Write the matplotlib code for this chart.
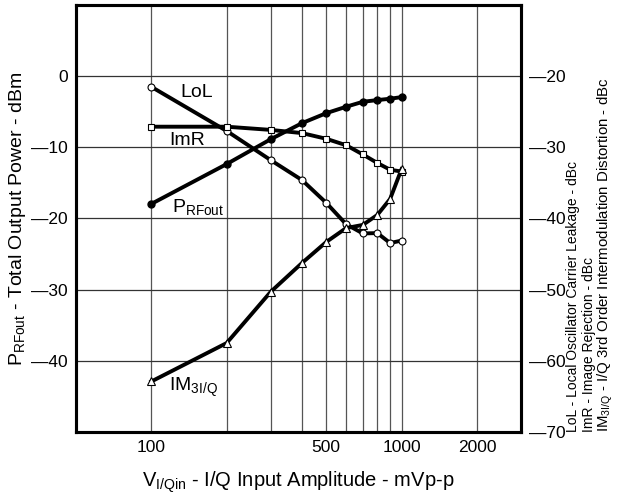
import numpy as np
import matplotlib
matplotlib.use("Agg")
import matplotlib.pyplot as plt
from matplotlib.ticker import FixedLocator, NullLocator, FixedFormatter

plt.rcParams['font.family'] = ['Liberation Sans', 'DejaVu Sans']
plt.rcParams['mathtext.fontset'] = 'custom'
plt.rcParams['mathtext.rm'] = 'Liberation Sans'
plt.rcParams['mathtext.it'] = 'Liberation Sans:italic'

# --- datos ---
v_in = [100, 200, 300, 400, 500, 600, 700, 800, 900, 1000]  # mVp-p
p_rfout = [-17.95, -12.35, -8.86, -6.6, -5.2, -4.3, -3.6, -3.36, -3.17, -2.94]  # dBm (eje izq)
lol = [-21.5, -27.7, -31.8, -34.6, -37.8, -40.8, -42.1, -42.05, -43.45, -43.1]  # dBc (eje der)
imr = [-27.1, -27.1, -27.55, -28.0, -28.8, -29.7, -31.0, -32.2, -33.15, -33.4]  # dBc
im3 = [-62.9, -57.5, -50.3, -46.25, -43.3, -41.35, -40.9, -39.5, -37.25, -33.05]  # dBc

x_grid = [100, 200, 300, 400, 500, 600, 700, 800, 900, 1000, 2000]
x_ticks = [100, 500, 1000, 2000]
y_left_ticks = [0, -10, -20, -30, -40]
y_right_ticks = [-20, -30, -40, -50, -60, -70]


def etiqueta(v):
    # el original usa un guion largo como signo menos
    return str(v).replace('-', '\u2014')


fig = plt.figure(figsize=(6.28, 5.0), dpi=100)
ax = fig.add_axes([76 / 628, 68 / 500, 445 / 628, 427 / 500])
ax2 = ax.twinx()

ax.set_xscale('log')
ax.set_xlim(50, 3000)
ax.set_ylim(-50, 10)
ax2.set_ylim(-70, -10)

# grilla
for xv in x_grid:
    ax.axvline(xv, color='#555555', lw=0.9, zorder=0)
for yv in y_left_ticks:
    ax.axhline(yv, color='#333333', lw=0.9, zorder=0)

ax.xaxis.set_major_locator(FixedLocator(x_ticks))
ax.xaxis.set_major_formatter(FixedFormatter([str(t) for t in x_ticks]))
ax.xaxis.set_minor_locator(NullLocator())
ax.yaxis.set_major_locator(FixedLocator(y_left_ticks))
ax.yaxis.set_major_formatter(FixedFormatter([etiqueta(t) for t in y_left_ticks]))
ax2.yaxis.set_major_locator(FixedLocator(y_right_ticks))
ax2.yaxis.set_major_formatter(FixedFormatter([etiqueta(t) for t in y_right_ticks]))

ax.tick_params(axis='both', length=0, labelsize=12.5)
ax.tick_params(axis='y', pad=6)
ax.tick_params(axis='x', pad=6)
ax2.tick_params(axis='y', length=0, labelsize=12.5, pad=6)

for a in (ax, ax2):
    for s in a.spines.values():
        s.set_linewidth(2.2)
        s.set_color('black')

lw = 2.8
ax.plot(v_in, p_rfout, color='black', lw=lw, marker='o', ms=5, mfc='black', mec='black')
ax2.plot(v_in, lol, color='black', lw=lw, marker='o', ms=5, mfc='white', mec='black', mew=0.8)
ax2.plot(v_in, imr, color='black', lw=lw, marker='s', ms=5, mfc='white', mec='black', mew=0.8)
ax2.plot(v_in, im3, color='black', lw=lw, marker='^', ms=5.5, mfc='white', mec='black', mew=0.8)

# etiquetas de curvas
ax.text(131, -2.94, 'LoL', fontsize=14, va='baseline')
ax.text(118, -9.65, 'ImR', fontsize=14, va='baseline')
ax.text(121, -19.1, r'P$_{\mathregular{RFout}}$', fontsize=14, va='baseline')
ax.text(118, -44.3, r'IM$_{\mathregular{3I/Q}}$', fontsize=14, va='baseline')

ax.set_xlabel(r'V$_{\mathregular{I/Qin}}$ - I/Q Input Amplitude - mVp-p', fontsize=14.5, labelpad=10)
ax.set_ylabel(r'P$_{\mathregular{RFout}}$ - Total Output Power - dBm', fontsize=14, labelpad=2)

# etiqueta del eje derecho, tres lineas
right_lines = [
    'LoL - Local Oscillator Carrier Leakage - dBc',
    'ImR - Image Rejection - dBc',
    r'IM$_{\mathregular{3I/Q}}$ - I/Q 3rd Order Intermodulation Distortion - dBc',
]
right_sizes = [10, 10, 10.8]
for i, txt in enumerate(right_lines):
    fig.text((573 + 16 * i) / 628, 68 / 500, txt, rotation=90, fontsize=right_sizes[i],
             ha='center', va='bottom')

fig.savefig('out.png', dpi=100)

== == ==

What is required - Within the data above, pick out all lines holding the word "matplotlib".

Task answer -
Write the matplotlib code for this chart.
import matplotlib
matplotlib.use("Agg")
import matplotlib.pyplot as plt
from matplotlib.ticker import FixedLocator, NullLocator, FixedFormatter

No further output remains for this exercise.